- REQUIRED TASK: Return each line containing the string "this".

-- Start MATERIAL SUPPLIED --

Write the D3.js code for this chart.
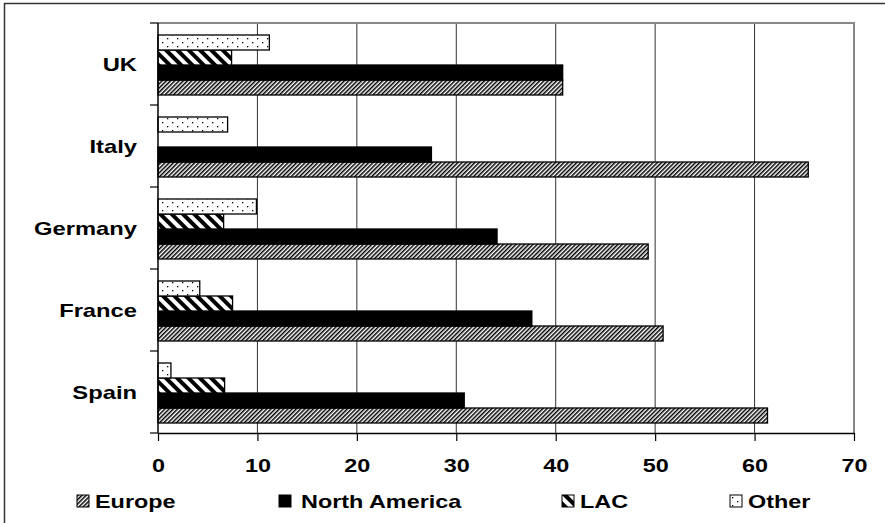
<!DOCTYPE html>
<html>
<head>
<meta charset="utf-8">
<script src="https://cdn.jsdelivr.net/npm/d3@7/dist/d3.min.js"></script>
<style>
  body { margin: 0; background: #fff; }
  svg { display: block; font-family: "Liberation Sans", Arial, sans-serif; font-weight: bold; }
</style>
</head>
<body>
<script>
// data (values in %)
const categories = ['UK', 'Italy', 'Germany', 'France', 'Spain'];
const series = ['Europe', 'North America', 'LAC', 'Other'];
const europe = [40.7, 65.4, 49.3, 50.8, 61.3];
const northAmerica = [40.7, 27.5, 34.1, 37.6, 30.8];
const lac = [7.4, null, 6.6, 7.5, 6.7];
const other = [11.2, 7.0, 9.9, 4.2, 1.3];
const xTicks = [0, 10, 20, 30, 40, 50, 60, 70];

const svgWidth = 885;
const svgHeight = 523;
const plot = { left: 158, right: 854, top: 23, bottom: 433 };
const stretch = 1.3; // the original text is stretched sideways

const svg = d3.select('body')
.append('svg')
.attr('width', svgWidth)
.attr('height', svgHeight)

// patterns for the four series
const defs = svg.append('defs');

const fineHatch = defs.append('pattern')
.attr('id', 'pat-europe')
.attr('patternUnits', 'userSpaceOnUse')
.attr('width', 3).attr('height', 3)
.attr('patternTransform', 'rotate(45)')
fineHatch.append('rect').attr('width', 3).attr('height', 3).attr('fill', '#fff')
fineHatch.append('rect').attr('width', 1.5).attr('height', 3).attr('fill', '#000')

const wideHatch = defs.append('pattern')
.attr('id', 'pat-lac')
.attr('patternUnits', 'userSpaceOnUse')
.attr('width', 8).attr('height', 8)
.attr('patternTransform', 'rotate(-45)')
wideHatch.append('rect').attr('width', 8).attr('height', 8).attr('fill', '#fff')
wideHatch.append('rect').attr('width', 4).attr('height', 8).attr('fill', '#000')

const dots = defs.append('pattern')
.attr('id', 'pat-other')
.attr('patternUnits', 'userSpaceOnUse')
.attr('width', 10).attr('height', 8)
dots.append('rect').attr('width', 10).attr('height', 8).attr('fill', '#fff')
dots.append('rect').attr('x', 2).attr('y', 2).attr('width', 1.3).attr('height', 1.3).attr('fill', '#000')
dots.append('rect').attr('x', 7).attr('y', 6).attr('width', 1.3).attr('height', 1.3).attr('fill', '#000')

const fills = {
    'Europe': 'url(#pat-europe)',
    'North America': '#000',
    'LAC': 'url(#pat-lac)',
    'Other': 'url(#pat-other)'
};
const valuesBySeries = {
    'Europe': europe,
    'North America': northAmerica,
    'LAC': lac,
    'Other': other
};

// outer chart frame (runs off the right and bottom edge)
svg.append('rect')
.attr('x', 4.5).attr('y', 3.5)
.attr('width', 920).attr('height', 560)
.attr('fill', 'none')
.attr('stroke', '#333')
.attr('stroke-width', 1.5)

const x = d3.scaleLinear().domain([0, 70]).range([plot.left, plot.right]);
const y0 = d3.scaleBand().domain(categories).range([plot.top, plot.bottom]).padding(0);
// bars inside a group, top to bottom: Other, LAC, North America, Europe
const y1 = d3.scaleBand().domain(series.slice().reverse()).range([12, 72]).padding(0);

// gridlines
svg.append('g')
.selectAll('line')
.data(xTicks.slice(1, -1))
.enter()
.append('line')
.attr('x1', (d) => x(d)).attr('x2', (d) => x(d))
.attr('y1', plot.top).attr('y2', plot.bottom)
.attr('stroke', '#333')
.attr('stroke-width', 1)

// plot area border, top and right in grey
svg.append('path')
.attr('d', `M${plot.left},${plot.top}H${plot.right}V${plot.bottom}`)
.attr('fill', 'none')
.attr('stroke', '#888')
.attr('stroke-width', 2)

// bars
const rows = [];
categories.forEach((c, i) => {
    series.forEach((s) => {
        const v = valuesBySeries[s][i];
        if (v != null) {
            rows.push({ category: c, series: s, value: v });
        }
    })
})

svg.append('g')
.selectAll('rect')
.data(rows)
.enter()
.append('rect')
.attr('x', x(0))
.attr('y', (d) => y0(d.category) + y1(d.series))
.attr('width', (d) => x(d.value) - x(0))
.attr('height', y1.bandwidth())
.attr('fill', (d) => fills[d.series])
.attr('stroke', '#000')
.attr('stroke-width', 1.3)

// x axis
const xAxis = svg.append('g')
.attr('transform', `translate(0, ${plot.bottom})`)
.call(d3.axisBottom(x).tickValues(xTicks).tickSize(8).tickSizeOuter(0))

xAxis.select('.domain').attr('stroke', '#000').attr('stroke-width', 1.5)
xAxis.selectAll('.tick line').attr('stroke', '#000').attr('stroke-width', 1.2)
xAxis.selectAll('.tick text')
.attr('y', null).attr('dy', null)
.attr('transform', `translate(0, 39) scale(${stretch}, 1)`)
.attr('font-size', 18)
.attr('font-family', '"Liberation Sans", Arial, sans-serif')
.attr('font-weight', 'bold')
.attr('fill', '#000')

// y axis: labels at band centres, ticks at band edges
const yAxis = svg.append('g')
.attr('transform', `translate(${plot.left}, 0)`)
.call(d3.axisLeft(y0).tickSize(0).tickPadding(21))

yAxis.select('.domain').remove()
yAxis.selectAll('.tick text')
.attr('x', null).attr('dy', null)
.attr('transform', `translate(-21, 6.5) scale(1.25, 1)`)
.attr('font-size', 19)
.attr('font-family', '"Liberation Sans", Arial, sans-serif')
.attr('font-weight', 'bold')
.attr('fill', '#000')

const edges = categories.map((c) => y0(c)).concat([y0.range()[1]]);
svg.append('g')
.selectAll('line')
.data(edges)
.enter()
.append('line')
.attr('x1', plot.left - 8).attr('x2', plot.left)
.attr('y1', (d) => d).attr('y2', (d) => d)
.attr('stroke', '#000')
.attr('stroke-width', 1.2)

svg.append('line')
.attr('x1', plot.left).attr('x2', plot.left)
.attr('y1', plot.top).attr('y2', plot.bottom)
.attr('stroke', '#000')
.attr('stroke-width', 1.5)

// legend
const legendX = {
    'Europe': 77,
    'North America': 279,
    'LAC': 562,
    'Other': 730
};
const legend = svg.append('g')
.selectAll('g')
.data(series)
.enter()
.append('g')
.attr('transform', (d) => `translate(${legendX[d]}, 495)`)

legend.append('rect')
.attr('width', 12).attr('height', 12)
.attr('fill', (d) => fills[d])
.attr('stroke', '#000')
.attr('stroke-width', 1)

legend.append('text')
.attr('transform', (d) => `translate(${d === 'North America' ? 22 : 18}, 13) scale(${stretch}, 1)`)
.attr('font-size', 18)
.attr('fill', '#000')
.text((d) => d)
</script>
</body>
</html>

-- End MATERIAL SUPPLIED --
-- Start MATERIAL SUPPLIED --

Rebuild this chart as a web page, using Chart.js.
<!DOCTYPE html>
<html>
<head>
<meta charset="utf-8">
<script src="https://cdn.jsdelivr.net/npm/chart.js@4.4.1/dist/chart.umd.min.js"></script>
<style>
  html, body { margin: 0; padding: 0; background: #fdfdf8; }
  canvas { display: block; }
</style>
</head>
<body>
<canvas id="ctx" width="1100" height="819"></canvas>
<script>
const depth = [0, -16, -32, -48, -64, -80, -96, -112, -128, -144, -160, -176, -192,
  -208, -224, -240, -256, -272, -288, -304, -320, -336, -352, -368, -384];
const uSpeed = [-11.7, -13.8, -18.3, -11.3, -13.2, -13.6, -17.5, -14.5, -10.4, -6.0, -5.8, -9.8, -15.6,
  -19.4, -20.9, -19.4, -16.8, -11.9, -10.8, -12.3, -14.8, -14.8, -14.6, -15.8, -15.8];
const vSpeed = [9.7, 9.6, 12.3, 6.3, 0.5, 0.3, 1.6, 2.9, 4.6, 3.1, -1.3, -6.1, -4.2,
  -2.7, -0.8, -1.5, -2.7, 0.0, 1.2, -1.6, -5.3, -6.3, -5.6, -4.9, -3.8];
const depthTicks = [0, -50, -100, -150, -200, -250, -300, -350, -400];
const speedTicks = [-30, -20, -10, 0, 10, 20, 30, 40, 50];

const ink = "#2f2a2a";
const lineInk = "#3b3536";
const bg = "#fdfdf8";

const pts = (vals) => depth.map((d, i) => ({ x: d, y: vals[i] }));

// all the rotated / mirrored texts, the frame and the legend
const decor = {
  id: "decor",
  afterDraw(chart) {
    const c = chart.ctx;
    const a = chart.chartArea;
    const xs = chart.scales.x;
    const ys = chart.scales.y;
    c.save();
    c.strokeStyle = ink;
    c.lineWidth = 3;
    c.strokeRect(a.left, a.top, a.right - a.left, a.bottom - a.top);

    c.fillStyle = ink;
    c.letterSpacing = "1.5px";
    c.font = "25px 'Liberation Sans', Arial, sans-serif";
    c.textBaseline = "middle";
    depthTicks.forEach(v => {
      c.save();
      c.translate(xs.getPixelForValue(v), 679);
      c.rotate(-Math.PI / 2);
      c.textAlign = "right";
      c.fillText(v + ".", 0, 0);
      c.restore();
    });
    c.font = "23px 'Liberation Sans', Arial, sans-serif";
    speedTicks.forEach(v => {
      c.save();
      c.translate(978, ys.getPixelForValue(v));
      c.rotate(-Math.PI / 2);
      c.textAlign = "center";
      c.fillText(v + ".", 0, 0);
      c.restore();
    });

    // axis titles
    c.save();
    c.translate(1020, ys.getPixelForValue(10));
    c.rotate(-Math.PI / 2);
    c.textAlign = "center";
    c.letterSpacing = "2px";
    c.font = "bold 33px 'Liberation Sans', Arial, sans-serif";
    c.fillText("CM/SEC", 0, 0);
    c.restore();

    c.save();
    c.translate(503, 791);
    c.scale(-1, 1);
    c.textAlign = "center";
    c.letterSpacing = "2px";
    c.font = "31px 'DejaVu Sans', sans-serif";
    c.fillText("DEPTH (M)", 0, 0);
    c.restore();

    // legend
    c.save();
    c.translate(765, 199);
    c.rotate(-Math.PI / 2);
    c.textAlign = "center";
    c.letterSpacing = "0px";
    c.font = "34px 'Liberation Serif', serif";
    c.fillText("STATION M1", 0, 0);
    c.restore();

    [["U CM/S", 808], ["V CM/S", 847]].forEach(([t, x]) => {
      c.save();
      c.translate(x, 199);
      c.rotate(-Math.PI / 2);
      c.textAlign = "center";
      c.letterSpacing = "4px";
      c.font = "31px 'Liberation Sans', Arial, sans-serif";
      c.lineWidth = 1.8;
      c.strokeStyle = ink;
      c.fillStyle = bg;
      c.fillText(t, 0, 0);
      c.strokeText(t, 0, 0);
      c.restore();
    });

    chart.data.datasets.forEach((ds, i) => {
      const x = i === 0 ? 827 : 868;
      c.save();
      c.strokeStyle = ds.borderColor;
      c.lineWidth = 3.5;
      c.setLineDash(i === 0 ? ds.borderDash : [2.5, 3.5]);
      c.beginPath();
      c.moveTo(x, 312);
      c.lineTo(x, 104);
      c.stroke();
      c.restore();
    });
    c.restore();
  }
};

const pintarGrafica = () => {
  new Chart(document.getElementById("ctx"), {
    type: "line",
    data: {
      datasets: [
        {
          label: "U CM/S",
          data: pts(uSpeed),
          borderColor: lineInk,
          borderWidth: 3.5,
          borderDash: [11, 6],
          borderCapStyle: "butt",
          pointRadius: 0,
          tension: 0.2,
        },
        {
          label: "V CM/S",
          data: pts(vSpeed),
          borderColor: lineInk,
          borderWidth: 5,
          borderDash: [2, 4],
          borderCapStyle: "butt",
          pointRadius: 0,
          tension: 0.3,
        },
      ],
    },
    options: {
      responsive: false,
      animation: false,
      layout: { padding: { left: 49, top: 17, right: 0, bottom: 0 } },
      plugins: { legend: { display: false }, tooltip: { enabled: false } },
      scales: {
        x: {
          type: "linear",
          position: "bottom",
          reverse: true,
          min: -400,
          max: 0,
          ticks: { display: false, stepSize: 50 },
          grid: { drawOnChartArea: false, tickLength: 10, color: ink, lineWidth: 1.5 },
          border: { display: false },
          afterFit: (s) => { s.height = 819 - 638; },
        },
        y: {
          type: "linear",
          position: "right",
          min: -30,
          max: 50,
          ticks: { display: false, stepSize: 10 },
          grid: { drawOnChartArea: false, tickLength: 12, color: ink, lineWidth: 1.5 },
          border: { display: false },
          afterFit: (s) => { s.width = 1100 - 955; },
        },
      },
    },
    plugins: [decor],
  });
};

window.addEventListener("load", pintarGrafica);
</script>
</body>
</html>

-- End MATERIAL SUPPLIED --

- RESPONSE BELOW:
Write the D3.js code for this chart.
Rebuild this chart as a web page, using Chart.js.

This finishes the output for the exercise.